Gradient-Free Continual Learning in Spiking Neural Networks via Inter-Spike Interval Regularization

New method uses spike timing regularity to prevent AI forgetting, enabling efficient learning on neuromorphic chips.

Deep Dive

A research team led by Samrendra Roy and Kazuma Kobayashi has introduced ISI-CV, a breakthrough method for enabling Spiking Neural Networks (SNNs) to learn continuously without forgetting. The core innovation is a gradient-free synaptic importance metric derived from the regularity of a neuron's firing pattern—specifically, the Coefficient of Variation (CV) of its Inter-Spike Intervals. Neurons that fire with high regularity (low CV) are deemed to encode stable, task-relevant features and are protected from being overwritten during new learning. In contrast, neurons with irregular firing are allowed to adapt freely to new tasks. This approach sidesteps the need for backpropagation, making it natively compatible with neuromorphic hardware that uses only spike time counters and integer arithmetic.

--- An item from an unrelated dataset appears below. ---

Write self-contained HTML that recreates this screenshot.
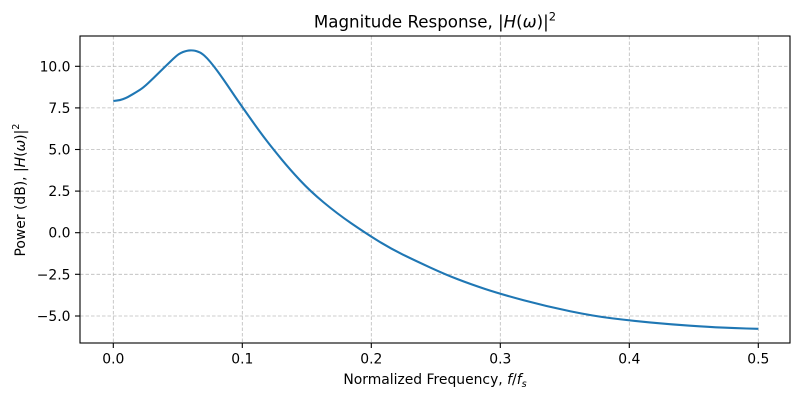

In rigorous testing across four benchmarks, including Split-MNIST and real Dynamic Vision Sensor (DVS) event data, ISI-CV demonstrated exceptional performance. It achieved near-perfect scores with zero forgetting (AF = 0.000) on Split-MNIST and Split-FashionMNIST, and significantly outperformed gradient-based methods like Elastic Weight Consolidation on the challenging N-MNIST dataset with real neuromorphic data. On N-MNIST, where gradient-based methods failed, ISI-CV maintained high accuracy (AA = 0.820) with low forgetting (AF = 0.221). The method's hardware-friendly design and proven efficacy solve a critical roadblock in deploying adaptable, low-power AI systems in dynamic real-world environments, from industrial monitoring to edge devices.

Key Points
  • ISI-CV is the first gradient-free synaptic importance metric for SNN continual learning, using Inter-Spike Interval regularity (Coefficient of Variation) to protect critical neurons.
  • It achieved near-zero forgetting (AF = 0.000) on Split-MNIST and the highest accuracy (AA = 0.820) on real neuromorphic DVS data (N-MNIST), outperforming gradient-based methods.
  • The method requires only spike time counters and integer arithmetic, making it natively deployable on existing neuromorphic chips that lack backpropagation support.

Why It Matters

This unlocks efficient, lifelong learning for AI on low-power neuromorphic hardware, enabling smarter sensors and edge devices that adapt without forgetting.